To do: Write out only the span of lines that begins at the line with "Clone this chart" and ends at the line with "YAxis, ReferenceLine, Label". Keep both end lines, word for word.

Records with drawing code:
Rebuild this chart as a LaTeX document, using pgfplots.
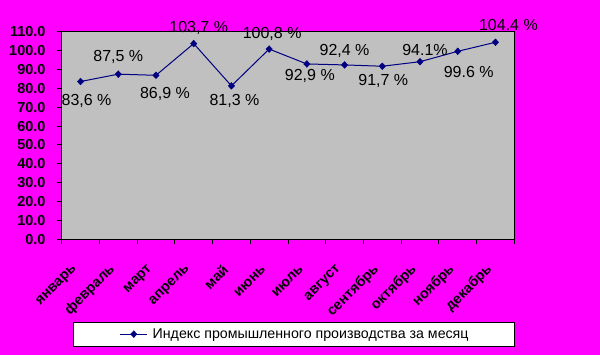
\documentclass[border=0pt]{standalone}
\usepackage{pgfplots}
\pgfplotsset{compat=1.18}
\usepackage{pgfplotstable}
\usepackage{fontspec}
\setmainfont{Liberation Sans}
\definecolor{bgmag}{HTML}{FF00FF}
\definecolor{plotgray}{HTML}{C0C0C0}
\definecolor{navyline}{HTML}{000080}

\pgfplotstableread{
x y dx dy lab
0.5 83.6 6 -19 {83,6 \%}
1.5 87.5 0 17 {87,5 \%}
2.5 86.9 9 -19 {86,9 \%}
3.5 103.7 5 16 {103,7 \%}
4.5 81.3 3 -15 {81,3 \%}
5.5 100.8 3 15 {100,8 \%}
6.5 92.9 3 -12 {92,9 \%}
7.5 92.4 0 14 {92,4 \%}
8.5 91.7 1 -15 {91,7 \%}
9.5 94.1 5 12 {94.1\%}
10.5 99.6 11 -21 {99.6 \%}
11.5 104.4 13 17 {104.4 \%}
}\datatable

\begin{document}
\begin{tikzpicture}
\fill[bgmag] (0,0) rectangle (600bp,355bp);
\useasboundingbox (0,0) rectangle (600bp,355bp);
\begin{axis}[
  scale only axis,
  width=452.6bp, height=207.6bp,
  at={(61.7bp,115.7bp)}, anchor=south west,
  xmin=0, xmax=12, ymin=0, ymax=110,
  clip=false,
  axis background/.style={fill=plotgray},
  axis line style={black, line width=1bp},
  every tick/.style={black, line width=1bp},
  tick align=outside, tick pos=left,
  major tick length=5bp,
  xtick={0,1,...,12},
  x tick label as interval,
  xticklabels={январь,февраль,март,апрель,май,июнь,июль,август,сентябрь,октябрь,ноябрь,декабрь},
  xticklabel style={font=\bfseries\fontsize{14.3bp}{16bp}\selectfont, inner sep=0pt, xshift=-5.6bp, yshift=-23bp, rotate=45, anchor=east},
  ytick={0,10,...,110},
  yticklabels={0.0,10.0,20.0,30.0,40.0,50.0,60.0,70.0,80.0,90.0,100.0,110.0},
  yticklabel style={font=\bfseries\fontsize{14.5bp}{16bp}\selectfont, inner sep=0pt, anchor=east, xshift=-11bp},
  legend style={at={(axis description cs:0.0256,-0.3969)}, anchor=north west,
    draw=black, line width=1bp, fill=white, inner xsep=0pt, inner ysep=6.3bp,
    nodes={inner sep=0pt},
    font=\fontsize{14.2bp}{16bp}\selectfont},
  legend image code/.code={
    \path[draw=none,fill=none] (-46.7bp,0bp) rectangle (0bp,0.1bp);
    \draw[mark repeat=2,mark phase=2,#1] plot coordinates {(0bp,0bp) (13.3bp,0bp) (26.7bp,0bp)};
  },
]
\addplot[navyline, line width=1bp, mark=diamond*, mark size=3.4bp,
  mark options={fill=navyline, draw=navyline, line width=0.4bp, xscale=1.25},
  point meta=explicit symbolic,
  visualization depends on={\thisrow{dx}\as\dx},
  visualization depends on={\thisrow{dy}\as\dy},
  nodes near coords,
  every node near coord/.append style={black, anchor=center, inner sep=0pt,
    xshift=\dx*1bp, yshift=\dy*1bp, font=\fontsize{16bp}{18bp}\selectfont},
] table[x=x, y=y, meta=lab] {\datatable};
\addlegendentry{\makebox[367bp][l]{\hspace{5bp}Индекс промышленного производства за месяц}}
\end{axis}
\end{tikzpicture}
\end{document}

* * *

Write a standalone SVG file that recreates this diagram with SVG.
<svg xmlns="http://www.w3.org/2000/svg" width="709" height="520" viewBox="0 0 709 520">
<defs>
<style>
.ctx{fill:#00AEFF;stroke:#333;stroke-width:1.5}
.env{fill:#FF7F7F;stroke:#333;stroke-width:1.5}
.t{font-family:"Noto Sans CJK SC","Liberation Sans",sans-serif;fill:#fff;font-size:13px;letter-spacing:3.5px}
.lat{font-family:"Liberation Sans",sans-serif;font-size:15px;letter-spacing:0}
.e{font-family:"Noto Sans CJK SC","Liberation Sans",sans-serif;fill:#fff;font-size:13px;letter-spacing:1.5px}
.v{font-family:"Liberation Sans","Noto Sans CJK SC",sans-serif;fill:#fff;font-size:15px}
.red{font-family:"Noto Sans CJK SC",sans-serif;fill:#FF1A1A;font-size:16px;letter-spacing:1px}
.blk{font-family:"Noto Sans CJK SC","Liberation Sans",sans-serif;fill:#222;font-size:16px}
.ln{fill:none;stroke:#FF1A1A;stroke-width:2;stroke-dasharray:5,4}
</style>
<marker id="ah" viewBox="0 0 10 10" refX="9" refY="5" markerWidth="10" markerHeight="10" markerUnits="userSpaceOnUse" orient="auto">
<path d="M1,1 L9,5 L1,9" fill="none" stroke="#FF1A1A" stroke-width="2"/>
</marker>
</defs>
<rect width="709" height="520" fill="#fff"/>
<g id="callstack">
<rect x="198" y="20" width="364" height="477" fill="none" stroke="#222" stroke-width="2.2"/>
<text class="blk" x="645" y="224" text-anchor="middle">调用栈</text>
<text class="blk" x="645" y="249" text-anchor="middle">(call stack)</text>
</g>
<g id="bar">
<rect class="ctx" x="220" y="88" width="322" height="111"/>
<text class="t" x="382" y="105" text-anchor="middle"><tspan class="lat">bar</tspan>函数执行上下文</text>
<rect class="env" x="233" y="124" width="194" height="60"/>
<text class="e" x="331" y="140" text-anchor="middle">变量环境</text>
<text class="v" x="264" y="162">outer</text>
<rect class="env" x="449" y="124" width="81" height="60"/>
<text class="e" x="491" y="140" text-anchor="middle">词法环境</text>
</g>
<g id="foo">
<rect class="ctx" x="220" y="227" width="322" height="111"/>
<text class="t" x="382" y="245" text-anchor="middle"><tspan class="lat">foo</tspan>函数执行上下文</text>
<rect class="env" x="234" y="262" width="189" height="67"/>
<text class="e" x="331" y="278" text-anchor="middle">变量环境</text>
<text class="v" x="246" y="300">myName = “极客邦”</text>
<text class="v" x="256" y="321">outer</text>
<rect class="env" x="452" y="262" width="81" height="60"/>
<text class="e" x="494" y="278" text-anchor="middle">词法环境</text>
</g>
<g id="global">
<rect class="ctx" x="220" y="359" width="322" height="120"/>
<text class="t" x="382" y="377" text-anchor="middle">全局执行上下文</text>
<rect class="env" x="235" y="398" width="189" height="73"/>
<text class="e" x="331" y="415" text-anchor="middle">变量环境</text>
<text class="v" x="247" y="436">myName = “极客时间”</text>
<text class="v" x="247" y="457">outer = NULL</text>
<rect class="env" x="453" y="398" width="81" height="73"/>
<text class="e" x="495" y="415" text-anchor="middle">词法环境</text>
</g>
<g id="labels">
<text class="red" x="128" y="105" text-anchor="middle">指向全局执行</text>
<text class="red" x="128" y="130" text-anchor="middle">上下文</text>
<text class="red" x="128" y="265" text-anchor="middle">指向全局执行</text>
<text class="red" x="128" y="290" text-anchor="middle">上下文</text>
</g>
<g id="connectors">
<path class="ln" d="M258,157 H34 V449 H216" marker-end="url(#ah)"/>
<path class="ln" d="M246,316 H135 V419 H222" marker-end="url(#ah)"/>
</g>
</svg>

---

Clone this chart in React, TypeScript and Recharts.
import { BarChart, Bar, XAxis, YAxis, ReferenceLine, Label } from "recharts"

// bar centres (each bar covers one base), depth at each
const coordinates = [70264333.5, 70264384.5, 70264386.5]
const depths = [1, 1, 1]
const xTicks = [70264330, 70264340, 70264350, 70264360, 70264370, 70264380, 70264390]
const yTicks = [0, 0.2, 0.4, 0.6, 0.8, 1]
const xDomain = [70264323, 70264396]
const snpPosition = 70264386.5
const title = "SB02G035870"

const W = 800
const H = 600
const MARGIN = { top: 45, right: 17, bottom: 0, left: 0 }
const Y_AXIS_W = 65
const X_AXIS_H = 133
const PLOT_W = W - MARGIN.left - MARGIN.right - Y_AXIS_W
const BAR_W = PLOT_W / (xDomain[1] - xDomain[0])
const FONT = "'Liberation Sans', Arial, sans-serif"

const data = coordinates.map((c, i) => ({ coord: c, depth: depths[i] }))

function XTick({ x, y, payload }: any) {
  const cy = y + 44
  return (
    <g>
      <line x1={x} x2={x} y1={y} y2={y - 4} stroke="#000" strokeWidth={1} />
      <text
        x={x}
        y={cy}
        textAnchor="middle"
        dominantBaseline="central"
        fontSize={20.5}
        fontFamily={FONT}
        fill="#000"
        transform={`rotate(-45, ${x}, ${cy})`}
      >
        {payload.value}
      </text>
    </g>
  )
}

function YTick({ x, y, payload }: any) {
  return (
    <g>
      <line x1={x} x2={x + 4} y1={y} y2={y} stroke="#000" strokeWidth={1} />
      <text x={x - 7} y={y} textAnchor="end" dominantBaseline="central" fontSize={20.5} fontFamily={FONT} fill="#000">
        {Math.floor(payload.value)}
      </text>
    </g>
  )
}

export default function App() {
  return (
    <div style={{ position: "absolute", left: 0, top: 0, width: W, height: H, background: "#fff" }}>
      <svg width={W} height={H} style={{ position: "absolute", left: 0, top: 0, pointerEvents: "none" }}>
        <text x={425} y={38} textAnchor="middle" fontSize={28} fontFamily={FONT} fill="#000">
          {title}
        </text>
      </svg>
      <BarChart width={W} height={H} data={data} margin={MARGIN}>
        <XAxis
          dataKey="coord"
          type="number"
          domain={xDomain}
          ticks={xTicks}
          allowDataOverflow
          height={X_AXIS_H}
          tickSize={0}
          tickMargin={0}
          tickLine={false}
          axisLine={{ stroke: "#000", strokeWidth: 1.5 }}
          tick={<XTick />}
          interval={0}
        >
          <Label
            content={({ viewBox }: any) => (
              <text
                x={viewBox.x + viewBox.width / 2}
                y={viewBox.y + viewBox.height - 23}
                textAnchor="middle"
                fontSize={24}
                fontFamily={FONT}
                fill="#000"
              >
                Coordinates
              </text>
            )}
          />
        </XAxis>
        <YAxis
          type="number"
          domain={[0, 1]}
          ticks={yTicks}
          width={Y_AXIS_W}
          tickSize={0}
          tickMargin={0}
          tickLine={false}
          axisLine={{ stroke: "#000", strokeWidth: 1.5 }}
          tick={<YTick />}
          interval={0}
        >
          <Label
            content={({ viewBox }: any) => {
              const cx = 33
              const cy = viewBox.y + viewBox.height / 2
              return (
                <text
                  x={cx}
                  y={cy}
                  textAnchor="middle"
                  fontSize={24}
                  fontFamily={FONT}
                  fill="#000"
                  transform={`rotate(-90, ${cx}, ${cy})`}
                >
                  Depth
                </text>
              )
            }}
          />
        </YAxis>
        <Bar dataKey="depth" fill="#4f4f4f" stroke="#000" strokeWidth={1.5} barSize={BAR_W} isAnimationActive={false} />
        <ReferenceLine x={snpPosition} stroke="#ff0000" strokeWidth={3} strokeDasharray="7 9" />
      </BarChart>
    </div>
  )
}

Task solution:
Clone this chart in React, TypeScript and Recharts.
import { BarChart, Bar, XAxis, YAxis, ReferenceLine, Label } from "recharts"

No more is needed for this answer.